Re: raising water

Subject: Re: raising water
From: Paul David Marvel <marvel -at- STRAUSS -dot- UDEL -dot- EDU>
Date: Sun, 11 Jun 1995 15:08:39 -0400

Myke,

Why not "flows from." I think this would be closest to "deboucher."

Amities,

-paul

_______________________________________________
Paul D. Marvel marvel -at- brahms -dot- udel -dot- edu
On Sun, 11 Jun 1995, Myke Wilder wrote:

> Messieurs es Mesdelles

> Your assistance, if you would be so kind, is urgently required. I am
> writing about the construction of a canal which will be used to provide
> water for a number of purposes.

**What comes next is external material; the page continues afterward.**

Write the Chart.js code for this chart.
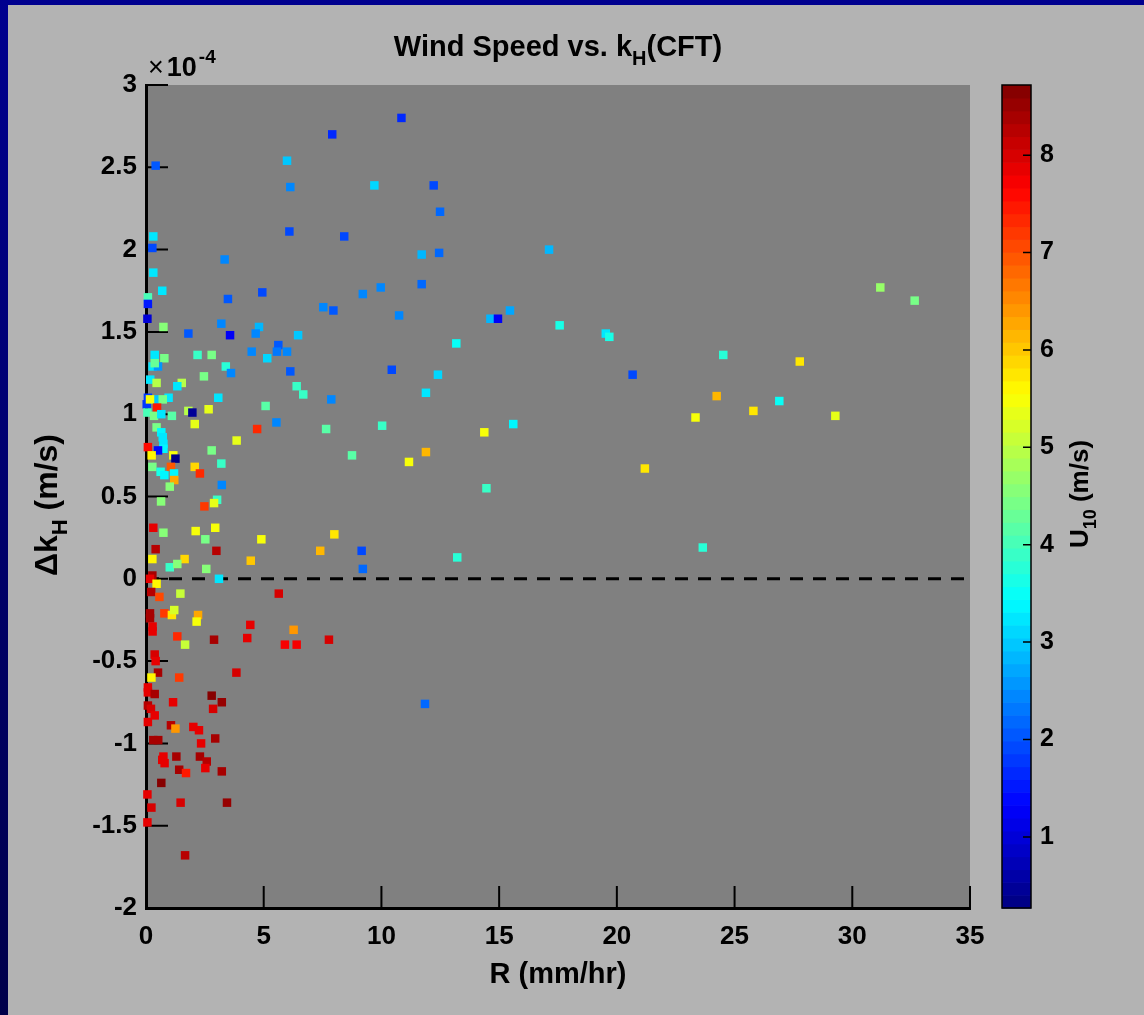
<!DOCTYPE html>
<html>
<head>
<meta charset="utf-8">
<title>Wind Speed vs. kH (CFT)</title>
<script src="https://cdn.jsdelivr.net/npm/chart.js@4.4.1/dist/chart.umd.min.js"></script>
<style>
  html, body { margin: 0; padding: 0; }
  body {
    width: 1144px;
    height: 1015px;
    position: relative;
    overflow: hidden;
    background: linear-gradient(to bottom, #00008f, #00004a);
  }
  #panel { position: absolute; left: 8px; top: 5px; right: 0; bottom: 0; background: #b3b3b3; }
  #chart { position: absolute; left: 0; top: 0; display: block; }
</style>
</head>
<body>
<div id="panel"></div>
<canvas id="chart" width="1144" height="1015"></canvas>
<script>
// R, rain rate (mm/hr)
const rainRate = [
  7.91, 0.41, 5.99, 6.13, 6.09, 0.31, 0.27, 3.34, 0.31, 0.69, 4.94, 0.08, 0.08, 3.48, 7.53, 7.96, 0.06,
  0.74, 3.20, 1.80, 3.57, 4.80, 4.66, 6.46, 0.37, 0.78, 2.19, 2.79, 4.49, 5.62, 5.56, 5.99,
  0.28, 0.51, 0.37, 3.39, 3.61, 5.15, 6.13, 2.46, 0.18, 0.45, 1.52, 1.33, 6.40, 6.68, 7.87,
  3.07, 0.96, 0.37, 0.71, 0.08, 0.03, 0.17, 0.47, 5.08, 0.06, 0.34, 0.65, 1.10, 1.80, 1.97,
  2.66, 5.54, 7.65, 4.72, 2.07, 0.45, 3.85, 0.65, 0.71, 0.74, 0.74, 0.08, 0.51, 0.24, 1.16,
  1.25, 2.79, 3.20, 0.27, 0.62, 0.78, 1.06, 1.19, 1.20, 2.07, 2.29, 1.01, 3.22, 3.02, 2.89,
  0.64, 2.48, 0.31, 0.74, 2.11, 2.94, 2.52, 4.90, 8.00, 0.41, 2.99, 7.40, 0.27, 1.64, 1.01,
  1.33, 2.56, 4.45, 3.10, 0.27, 0.17, 0.45, 0.22, 0.57, 1.46, 5.64, 0.17, 0.17, 0.78, 1.10,
  1.20, 2.21, 2.15, 4.43, 6.27, 0.28, 0.28, 1.33, 1.66, 2.89, 4.30, 5.90, 6.40, 7.77, 0.37,
  0.41, 0.51, 3.84, 0.23, 1.41, 0.08, 0.08, 0.37, 2.79, 3.22, 1.15, 2.85, 0.08, 0.21, 0.37,
  0.08, 1.06, 1.25, 2.01, 2.25, 2.94, 0.31, 0.52, 2.34, 0.74, 0.69, 0.79, 1.29, 2.29, 2.58,
  2.52, 1.41, 1.70, 3.22, 0.65, 0.06, 0.23, 1.47, 3.44, 0.06, 1.66,
  10.85, 9.70, 12.22, 12.49, 8.42, 11.71, 12.45, 17.12, 11.71, 9.97, 9.21, 10.75, 14.63, 14.95,
  15.46, 17.57, 19.53, 19.68, 13.18, 10.44, 20.67, 12.40, 11.89, 10.03, 15.60, 14.37, 8.75,
  11.89, 11.17, 21.19, 14.46, 9.16, 13.22, 9.21, 31.19, 32.65, 24.52, 27.77, 24.24, 26.90,
  23.34, 25.80, 29.28, 23.65, 11.85
];

// delta k_H, in units of 1e-4 m/s
const deltaKH = [
  2.70, 2.51, 2.54, 2.38, 2.11, 2.08, 2.01, 1.94, 1.86, 1.75, 1.74, 1.71, 1.67, 1.70, 1.65, 1.63, 1.58,
  1.53, 1.55, 1.49, 1.48, 1.53, 1.49, 1.48, 1.36, 1.34, 1.36, 1.36, 1.38, 1.42, 1.38, 1.38,
  1.29, 1.29, 1.31, 1.29, 1.25, 1.34, 1.26, 1.23, 1.21, 1.19, 1.19, 1.17, 1.17, 1.12, 1.09,
  1.10, 1.10, 1.09, 1.09, 1.10, 1.06, 1.09, 1.04, 1.05, 1.01, 0.99, 1.00, 0.99, 1.02, 1.01,
  1.03, 0.95, 0.91, 0.91, 0.94, 0.92, 0.84, 0.89, 0.86, 0.82, 0.79, 0.80, 0.78, 0.75, 0.75,
  0.73, 0.78, 0.70, 0.68, 0.65, 0.63, 0.68, 0.64, 0.60, 0.68, 0.64, 0.56, 0.57, 0.48, 0.46,
  0.47, 0.44, 0.31, 0.28, 0.29, 0.31, 0.24, 0.24, 0.27, 0.18, 0.17, 0.17, 0.12, 0.12, 0.07,
  0.09, 0.06, 0.11, 0.00, 0.02, 0.00, -0.03, -0.08, -0.11, -0.09, -0.09, -0.21, -0.24, -0.21, -0.22,
  -0.19, -0.22, -0.26, -0.28, -0.31, -0.29, -0.32, -0.35, -0.40, -0.37, -0.36, -0.40, -0.40, -0.37, -0.46,
  -0.50, -0.57, -0.57, -0.60, -0.60, -0.66, -0.69, -0.70, -0.71, -0.75, -0.75, -0.79, -0.77, -0.79, -0.83,
  -0.87, -0.89, -0.91, -0.90, -0.92, -0.97, -0.98, -0.98, -1.00, -1.08, -1.10, -1.12, -1.08, -1.08, -1.11,
  -1.15, -1.16, -1.18, -1.17, -1.24, -1.31, -1.39, -1.36, -1.36, -1.48, -1.68,
  2.80, 2.39, 2.39, 2.23, 2.08, 1.97, 1.98, 2.00, 1.79, 1.77, 1.73, 1.60, 1.58, 1.58,
  1.63, 1.54, 1.49, 1.47, 1.43, 1.27, 1.24, 1.24, 1.13, 0.93, 0.94, 0.89, 0.75,
  0.77, 0.71, 0.67, 0.55, 0.17, 0.13, 0.06, 1.77, 1.69, 1.36, 1.32, 1.11, 1.08,
  0.98, 1.02, 0.99, 0.19, -0.76
];

// U10, wind speed at 10 m (m/s)
const windU10 = [
  1.6, 2.0, 3.0, 2.5, 1.9, 3.2, 1.9, 2.4, 3.2, 3.3, 1.9, 4.0, 1.5, 2.0, 2.5, 2.0, 1.0,
  4.6, 2.5, 2.1, 1.3, 2.8, 2.5, 3.0, 3.3, 4.4, 3.9, 4.4, 2.5, 2.0, 2.3, 2.5,
  3.3, 2.6, 4.3, 3.8, 2.4, 3.1, 2.0, 4.4, 3.3, 5.0, 4.9, 3.3, 3.9, 3.9, 2.5,
  3.2, 3.3, 3.0, 4.4, 1.8, 1.8, 5.5, 7.4, 4.2, 4.0, 4.4, 3.3, 4.2, 5.0, 0.5,
  5.3, 2.4, 4.2, 7.3, 5.3, 4.4, 5.3, 3.4, 3.3, 3.3, 3.4, 7.6, 1.4, 5.6, 5.5,
  0.3, 4.4, 3.9, 4.4, 3.6, 3.4, 6.9, 3.4, 6.3, 5.9, 7.3, 4.5, 2.5, 3.9, 5.3,
  4.5, 7.2, 7.8, 4.5, 5.5, 5.5, 4.4, 5.5, 5.8, 8.3, 8.3, 6.1, 5.6, 5.9, 3.9,
  4.5, 4.5, 6.0, 3.3, 8.4, 7.8, 5.6, 8.3, 7.1, 5.1, 8.0, 8.4, 8.4, 7.2, 5.7,
  5.2, 6.3, 5.5, 7.8, 6.4, 7.9, 7.9, 7.3, 5.1, 8.4, 7.8, 7.7, 7.7, 8.0, 8.0,
  7.9, 8.4, 8.0, 5.6, 7.2, 7.9, 7.8, 8.4, 8.6, 8.5, 7.8, 8.0, 8.3, 8.0, 7.9,
  7.9, 8.3, 6.4, 7.8, 7.8, 8.4, 8.4, 8.4, 7.8, 7.9, 7.9, 7.9, 8.4, 8.4, 8.3,
  7.9, 8.4, 7.5, 8.4, 8.7, 7.9, 8.0, 8.0, 8.5, 7.9, 8.3,
  1.6, 3.1, 1.9, 2.2, 1.9, 2.8, 2.2, 2.8, 2.2, 2.5, 2.5, 2.5, 2.8, 1.3,
  2.7, 3.6, 3.3, 3.7, 3.5, 1.9, 1.9, 3.1, 3.3, 3.9, 3.4, 5.5, 4.1,
  6.1, 5.5, 5.8, 3.9, 1.9, 3.8, 2.2, 4.7, 4.4, 3.8, 5.7, 6.2, 3.5,
  5.5, 5.8, 5.3, 3.8, 2.2
];

const xTickValues = [0, 5, 10, 15, 20, 25, 30, 35];
const yTickValues = [-2, -1.5, -1, -0.5, 0, 0.5, 1, 1.5, 2, 2.5, 3];
const cbTickValues = [1, 2, 3, 4, 5, 6, 7, 8];
const zeroLine = [0, 35];

const U_MIN = 0.27;
const U_MAX = 8.72;
const FONT = "'Liberation Sans', Arial, Helvetica, sans-serif";

Chart.defaults.font.family = FONT;
Chart.defaults.font.weight = 'bold';
Chart.defaults.color = '#000';

// matlab style jet(64)
function jet(u) {
  let t = (u - U_MIN) / (U_MAX - U_MIN);
  t = Math.min(Math.max(t, 0), 1);
  t = (Math.min(Math.floor(t * 64), 63) + 0.5) / 64;
  const c = v => Math.round(255 * Math.min(Math.max(v, 0), 1));
  const r = c(Math.min(4 * t - 1.5, -4 * t + 4.5));
  const g = c(Math.min(4 * t - 0.5, -4 * t + 3.5));
  const b = c(Math.min(4 * t + 0.5, -4 * t + 2.5));
  return `rgb(${r},${g},${b})`;
}

function fixTicks(values) {
  return scale => {
    scale.ticks = values.map(v => ({ value: v }));
  };
}

// text with sub/superscripts
function drawRich(ctx, parts, x, y, size, align) {
  const fontFor = p => {
    const s = p.sub || p.sup ? Math.round(size * 0.7) : size;
    return `${p.weight || 'bold'} ${s}px ${FONT}`;
  };
  let total = 0;
  parts.forEach(p => {
    ctx.font = fontFor(p);
    p.w = ctx.measureText(p.t).width + (p.gap || 0);
    total += p.w;
  });
  let cx = align === 'center' ? x - total / 2 : x;
  ctx.textAlign = 'left';
  ctx.textBaseline = 'alphabetic';
  ctx.fillStyle = '#000';
  parts.forEach(p => {
    ctx.font = fontFor(p);
    const dy = p.sub ? size * 0.3 : p.sup ? -size * 0.5 : 0;
    ctx.fillText(p.t, cx, y + dy);
    cx += p.w;
  });
}

const figurePlugin = {
  id: 'figure',
  beforeDraw(chart) {
    const { ctx, chartArea: a } = chart;
    ctx.save();
    ctx.fillStyle = '#808080';
    ctx.fillRect(a.left, a.top, a.right - a.left, a.bottom - a.top);
    ctx.restore();
  },
  beforeDatasetsDraw(chart) {
    // ticks point inwards
    const { ctx, chartArea: a, scales } = chart;
    ctx.save();
    ctx.strokeStyle = '#000';
    ctx.lineWidth = 2;
    ctx.beginPath();
    scales.x.ticks.forEach((t, i) => {
      const px = scales.x.getPixelForTick(i);
      ctx.moveTo(px, a.bottom);
      ctx.lineTo(px, a.bottom - 22);
    });
    scales.y.ticks.forEach((t, i) => {
      const py = scales.y.getPixelForTick(i);
      ctx.moveTo(a.left, py);
      ctx.lineTo(a.left + 22, py);
    });
    ctx.stroke();
    ctx.restore();
  },
  afterDraw(chart) {
    const { ctx, chartArea: a, scales } = chart;
    const cb = scales.cb;
    const barX = cb.left + 32;
    const barW = 29;
    ctx.save();

    // colorbar
    for (let k = 0; k < 64; k++) {
      const u0 = U_MIN + (U_MAX - U_MIN) * k / 64;
      const u1 = U_MIN + (U_MAX - U_MIN) * (k + 1) / 64;
      const y0 = cb.getPixelForValue(u0);
      const y1 = cb.getPixelForValue(u1);
      ctx.fillStyle = jet((u0 + u1) / 2);
      ctx.fillRect(barX, y1, barW, y0 - y1 + 0.6);
    }
    ctx.strokeStyle = '#000';
    ctx.lineWidth = 1.5;
    ctx.strokeRect(barX, cb.top, barW, cb.bottom - cb.top);
    ctx.beginPath();
    cb.ticks.forEach((t, i) => {
      const py = cb.getPixelForTick(i);
      ctx.moveTo(barX + barW, py);
      ctx.lineTo(barX + barW - 8, py);
    });
    ctx.stroke();

    // title
    drawRich(ctx, [{ t: 'Wind Speed vs. k' }, { t: 'H', sub: true }, { t: '(CFT)' }],
      (a.left + a.right) / 2, 56, 29, 'center');

    // exponent
    drawRich(ctx, [{ t: '\u00d7', weight: 'normal', gap: 3 }, { t: '10', gap: 2 }, { t: '-4', sup: true }],
      a.left + 2, 76, 27, 'left');

    // y label
    ctx.save();
    ctx.translate(57, 505);
    ctx.rotate(-Math.PI / 2);
    drawRich(ctx, [{ t: '\u0394k' }, { t: 'H', sub: true }, { t: ' (m/s)' }], 0, 0, 32, 'center');
    ctx.restore();

    // colorbar label
    ctx.save();
    ctx.translate(1088, 494);
    ctx.rotate(-Math.PI / 2);
    drawRich(ctx, [{ t: 'U' }, { t: '10', sub: true }, { t: ' (m/s)' }], 0, 0, 26, 'center');
    ctx.restore();

    ctx.restore();
  }
};

const points = rainRate.map((r, i) => ({ x: r, y: deltaKH[i] }));
const colors = windU10.map(jet);

new Chart(document.getElementById('chart'), {
  type: 'scatter',
  data: {
    datasets: [
      {
        data: points,
        pointStyle: 'rect',
        pointRadius: 6,
        pointBackgroundColor: colors,
        pointBorderWidth: 0,
        clip: false
      },
      {
        type: 'line',
        data: zeroLine.map(x => ({ x: x, y: 0 })),
        borderColor: '#000',
        borderWidth: 3,
        borderDash: [13, 10],
        pointRadius: 0,
        fill: false
      }
    ]
  },
  options: {
    responsive: false,
    animation: false,
    events: [],
    layout: { padding: { left: 0, top: 80, right: 0, bottom: 0 } },
    plugins: {
      legend: { display: false },
      tooltip: { enabled: false }
    },
    scales: {
      x: {
        type: 'linear',
        min: 0,
        max: 35,
        afterBuildTicks: fixTicks(xTickValues),
        afterFit: s => { s.height = 107; },
        grid: { display: false, drawTicks: false },
        border: { color: '#000', width: 3 },
        ticks: {
          font: { size: 26, weight: 'bold' }, color: '#000', padding: 13, maxRotation: 0, autoSkip: false,
          callback: v => String(v)
        },
        title: {
          display: true,
          text: 'R (mm/hr)',
          font: { size: 29, weight: 'bold' },
          color: '#000',
          padding: { top: 0, bottom: 23 }
        }
      },
      y: {
        type: 'linear',
        position: 'left',
        min: -2,
        max: 3,
        afterBuildTicks: fixTicks(yTickValues),
        afterFit: s => { s.width = 146; },
        grid: { display: false, drawTicks: false },
        border: { color: '#000', width: 3 },
        ticks: {
          font: { size: 26, weight: 'bold' }, color: '#000', padding: 9, autoSkip: false,
          callback: v => String(v)
        }
      },
      cb: {
        type: 'linear',
        position: 'right',
        min: U_MIN,
        max: U_MAX,
        afterBuildTicks: fixTicks(cbTickValues),
        afterFit: s => { s.width = 174; },
        grid: { display: false, drawTicks: false },
        border: { display: false },
        ticks: {
          font: { size: 25, weight: 'bold' }, color: '#000', padding: 70, autoSkip: false,
          callback: v => String(v)
        }
      }
    }
  },
  plugins: [figurePlugin]
});
</script>
</body>
</html>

The source of the water will be a lake.
> Will the water be "raised from the lake" or just "taken from the lake"?

> It would be difficult to rewrite the sentence to read "The source of the
> canal's water will be..." as I am writing from a French text (as I often
> do) and must try to follow the form as closely as possible.

> I am partial to "raised" in this instance. Is is correct? Is there an
> alternative?

> Merci d'avance pour vos reponses

> Myke Wilder

> ______________________________________________________
> Les Communications Myke Wilder (Montreal)
> Communications as a problem-solving tool? Quel concept!